To determine : Based on the operations under which the set of polynomials with one variable and real coefficients is closed like the set of whole numbers, the set of integers, or the set of rational numbers.

The set of polynomials with one variable and real coefficients is similar to the set of integers and the set of rational numbers on the basis of the operations under which it is closed.

Given information :

The set of polynomials with one variable and real coefficients.

Explanation :

A polynomial is said to be closed in an operation if the resultant of the operation is another polynomial.

The sum of $3x^2+2x-2$ and $5x^2+4x-7$ will be $8x^2+6x-9$ , which is a polynomial.

The difference of $3x^2+2x-2$ and $5x^2+4x-7$ will be $-2x^2-2x+5$ , which is a polynomial.

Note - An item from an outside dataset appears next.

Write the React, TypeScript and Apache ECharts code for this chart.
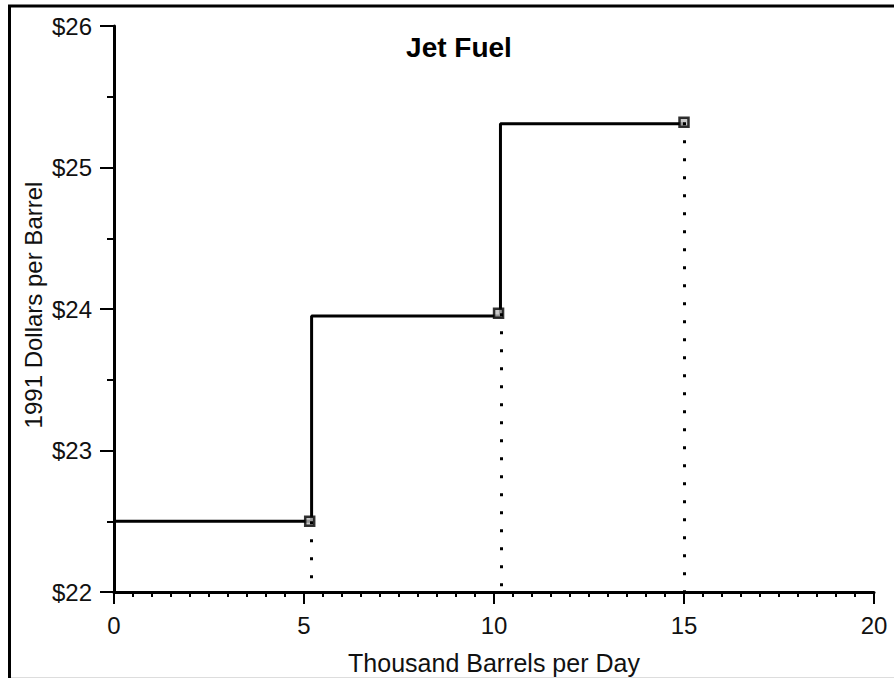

The product of $3x^2+2x-2$ and $2x$ will be $6x^3+4x^2-4x$ , which is a polynomial.

The quotient of $\frac{3x^3+2x^2}{x^4}$ will be $x^{-2}\left(3x+2\right)$ , which is not a polynomial.

Thus, the set of polynomials with one variable and real coefficients are closed in addition, subtraction and multiplication but not in division.

In case of whole numbers, in subtraction the difference can be negative and in division the quotient can be a fraction or decimal. So, the set of whole numbers is closed under addition and multiplication only.

The set of integers and the set of rational expressions are also closed under addition, subtraction and multiplication.

Therefore, the set of polynomials with one variable and real coefficients is like the set of integers and the set of rational numbers on the basis of the operations under which it is closed.